Рассмотрим следующий пример:
Тамакусигэ
Фута то сэ авану
Кими-га ми-во
Акэнагара я ва
Арану то омохиси
(4-й дан)
Стихотворение может быть переведено так:
О драгоценная шкатулка!
Крышка и низ не встречаются
В тебе.
Ты все еще открыта?
А я-то думал, что уже нет.
Но смысл его может быть передан еще и таким образом:
О драгоценная шкатулка,
Два года мы не встречались
С тобой.
Все еще цвет твой алый?
А я-то думал, что уже нет.
Стихотворение сложено наместником провинции Кимутада и послано опальному другу в ответ на запрос, нельзя ли надеяться, что император пожалует изгнанника обычным новогодним повышением в чине. В этом стихотворении слова фута то сэ («крышка и низ»), ми («корпус»), акэ (форма глагола «открывать») вместе со словом тамакусигэ («шкатулка») входят в набор энго; их омонимами соответственно являются фута тосэ («два года»), ми (в сочетании кими-га ми — «ты»), акэ («алый» — цвет одежд чиновников пятого ранга, который опальный придворный надеялся сменить на иной).

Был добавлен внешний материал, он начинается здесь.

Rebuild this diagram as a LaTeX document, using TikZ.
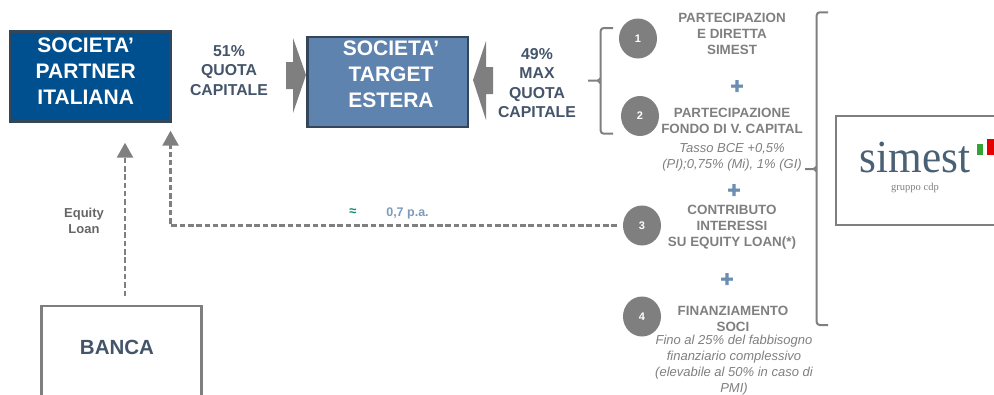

Итак, при прочтении с учетом первого смысла слов «шкатулка», «крышка», «низ», «корпус», «открывать» все эти слова образуют семантически единый набор энго, при этом вторая строка делится на отрезки, соизмеримые с отрезками третьей строки; словоразделы совпадают: фута/то/сэ и кими/га/ми. Следующее слово по инерции смысла воспринимается как форма глагола «открывать» с формантом нагара — акэнагара, образуя большую по протяженности (5 мор) ритмическую единицу. Все элементы этой единицы равно нагружены.
Второй смысл в корне меняет ритмический рисунок стиха: футатосэ — «два года» представляет собой одну лексему, словораздел сдвигается, и строка в ритмическом отношении расподобляется со следующей строкой.